Awamaki invests in the training of the artisans and connects them to the global market.
Following the principle "Woven in Community" (you can find out more about the "Ayllu" principle on the blog), Awamaki works closely with the artisans in the Andes according to fair trade principles.
Every single product is made by hand using traditional weaving and knitting techniques. On site in Ollantaytambo, Awamaki not only offers handmade products, but also sustainable travel experiences.
In rural Peru, backstrap weaving is a practiced, traditional process that has been passed down for generations. Textiles woven using this technique are only as wide as the weaver’s hips, and the weaver uses the tension of her body to control the tension in the loom and textile. The backstrap loom is portable, and requires only two stakes to set up. Weavers often roll the stakes up with the loom and carry it around with them, weaving whenever it is convenient.
Because of the loft and softness required for knitted accessories (like our baby accessories) Awamaki's knitting partners do not use the same sheeps’ wool yarn that the weavers spin and use. Instead, they use alpaca wool. Alpacas are native to the Andean mountains, raised in high altitude, cold climates, making them and their fiber truly special.

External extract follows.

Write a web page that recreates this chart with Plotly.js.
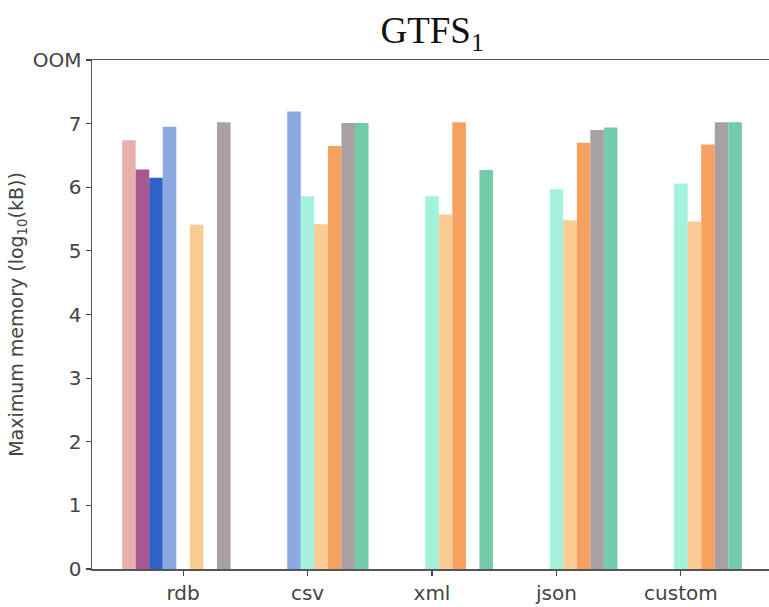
<!DOCTYPE html>
<html>
<head>
<meta charset="utf-8">
<script src="https://cdn.plot.ly/plotly-3.0.1.min.js"></script>
<style>html,body{margin:0;padding:0;background:#fff;}#chart{width:769px;height:607px;}</style>
</head>
<body>
<div id="chart"></div>
<script>
const categories = ["rdb", "csv", "xml", "json", "custom"];
const seriesNames = ["s1", "s2", "s3", "s4", "s5", "s6", "s7", "s8", "s9"];
const seriesColors = ["#eab0b0", "#a8588e", "#2e62c9", "#8caae2", "#a2f2dc", "#f9cc94", "#f5a160", "#a8a0a3", "#72cca9"];
const s1 = [6.74, null, null, null, null];
const s2 = [6.28, null, null, null, null];
const s3 = [6.15, null, null, null, null];
const s4 = [6.95, 7.19, null, null, null];
const s5 = [null, 5.86, 5.86, 5.97, 6.06];
const s6 = [5.41, 5.42, 5.57, 5.48, 5.46];
const s7 = [null, 6.65, 7.02, 6.70, 6.67];
const s8 = [7.02, 7.01, null, 6.90, 7.02];
const s9 = [null, 7.01, 6.27, 6.94, 7.02];
const seriesValues = [s1, s2, s3, s4, s5, s6, s7, s8, s9];
const yTickVals = [0, 1, 2, 3, 4, 5, 6, 7, 8];
const yTickText = ["0", "1", "2", "3", "4", "5", "6", "7", "OOM"];

const traces = seriesValues.map((vals, i) => ({
  type: "bar",
  name: seriesNames[i],
  x: categories,
  y: vals,
  marker: {color: seriesColors[i], line: {width: 0}},
  showlegend: false,
  hoverinfo: "y"
}));

const layout = {
  width: 769,
  height: 607,
  margin: {l: 92, r: 0, t: 60, b: 38},
  paper_bgcolor: "#ffffff",
  plot_bgcolor: "#ffffff",
  barmode: "group",
  bargap: 0.02,
  bargroupgap: 0,
  title: {
    text: "GTFS<sub>1</sub>",
    font: {family: "Liberation Serif, DejaVu Serif, serif", size: 37, color: "#111"},
    x: 0.562, xanchor: "center",
    y: 0.95, yanchor: "middle"
  },
  xaxis: {
    type: "category",
    range: [-0.732, 4.708],
    showline: true, linecolor: "#555", linewidth: 1.5,
    mirror: true,
    ticks: "outside", ticklen: 5, tickcolor: "#444", tickwidth: 1.2,
    showgrid: false, zeroline: false,
    tickfont: {family: "DejaVu Sans, sans-serif", size: 20, color: "#444"}
  },
  yaxis: {
    range: [0, 8],
    tickvals: yTickVals,
    ticktext: yTickText,
    showline: true, linecolor: "#555", linewidth: 1.5,
    ticks: "outside", ticklen: 5, tickcolor: "#444", tickwidth: 1.2,
    showgrid: false, zeroline: false,
    tickfont: {family: "DejaVu Sans, sans-serif", size: 20, color: "#444"},
    title: {
      text: "Maximum memory (log<sub>10</sub>(kB))",
      font: {family: "DejaVu Sans, sans-serif", size: 19, color: "#444"},
      standoff: 4
    }
  }
};

Plotly.newPlot("chart", traces, layout, {displayModeBar: false, staticPlot: true});
</script>
</body>
</html>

Awamaki’s artisan partners work with sheep wool primarily for woven textiles, while using alpaca fiber for the knitted baby accessories.
Sheep wool can be quite uneven in color, which is why it is usually dyed (with natural plant and insect dye). Lanolin, the natural oil coating on sheep wool, makes it naturally water repellent.
Alpaca fiber is much more lightweight, finer and warmer than sheep’s wool. It also does not contain lanolin, making it hypoallergenic. It is also naturally water repellent.
Awamaki partners with 8 women-led, rural, Andean artisan cooperatives to provide training and market access. The core purpose of their work is to create sustainable economic opportunities for Indigenous women artisans in Peru and to support their financial independence so they have the resources they need to invest in themselves and their families’ wellness.